SHFWire photo by Joseph D. Szydlowski

By Joseph D. Szydlowski

(AXcess News) Washington - First, House members expressed doubts about Afghanistan's future. Then, three expert witnesses left no doubt about their stance: more troops are needed.

J. Alexander Thier, director for Afghanistan and Pakistan at the U.S. Institute of Peace, told the House Foreign Affairs Committee the added troops and civilian assistance could cost more than $60 billion per year for several years.

Thier joined Steve Coll, president of the New America Foundation, and Frederick W. Kagan, director of the Critical Threats Program at the American Enterprise Institute, before the committee Thursday.

The hearing followed news reports that Gen. Stanley A. McChrystal, who commands U.S. forces in Afghanistan, is requesting 40,000 additional U.S. soldiers. President Barack Obama said he is considering McChrystal's proposal, though he hasn't determined how many more troops he will send to Afghanistan. He approved an increase of 13,000 soldiers in February. On Thursday, Obama also signed a $7.5 billion aid package for Pakistan to fight militants.

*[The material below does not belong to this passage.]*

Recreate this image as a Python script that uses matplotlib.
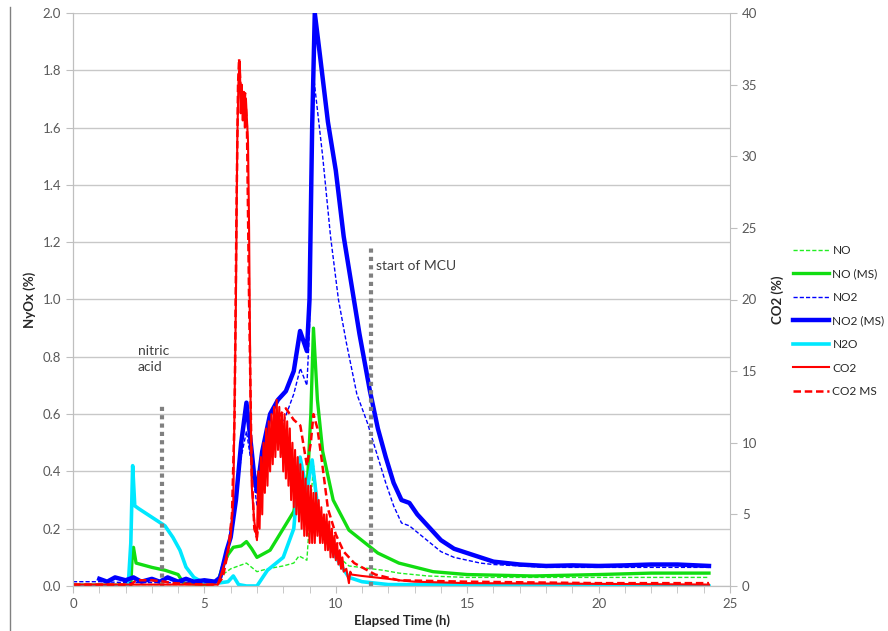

Legislators, including Rep. Gary L. Ackerman, D-N.Y, remained wary about committing more of the military's already-stretched resources to a volatile, fractured state with a police force "best known among Afghans for the crimes it commits" and a history of corrupt contractors.

"With apologies to Winston Churchill, I'd describe our position in Afghanistan as a mess in the middle of a muddle mired in a morass," Ackerman said.

Rep. Ileana Ros-Lehtinen, R-Fla., said she supports a surge in Afghanistan, but worries that Obama's hesitance to agree to McChrystal's request is fomenting problems, such as the allegedly fraud-fraught Aug. 20 election.

The three experts backed McChrystal's surge strategy.

"Stabilization requires simultaneously addressing security, governance and the rule of law, and economic development," Thier said.

Coll said that the endeavor means several more years of U.S. forces fighting. The Afghan army can assist, he said, it is still too weak and untrained. Afghanistan's police forces, he added, are too riddled with corruption to help.

All three experts said that allowing the Taliban to regain control of the country would create another safe haven for al-Qaida, which is "genetically intermixed with" the Taliban.

Thier warned that increasing instability in Afghanistan would spread into Pakistan.

"We maintain the fiction of the border, but the militants do not," he said.

Coll and Thier said that the U.S. must focus on cleaning up the Afghan government. Coll  said the U.S. should force President Hamid Karzai to form a coalition with his opponent.

Military forces should also reach out to remote villages, Kagan said

"Use U.S. forces, military and civilian, to establish relations with local tribal leaders, understand their concerns, shield them when necessary from predatory government and in some circumstances shield them from Taliban," Kagan said.

Additional forces would also spread the burden, he said.

"Everyone in Afghanistan is working five jobs. It'd be nice if we could get them down to four," Kagan said.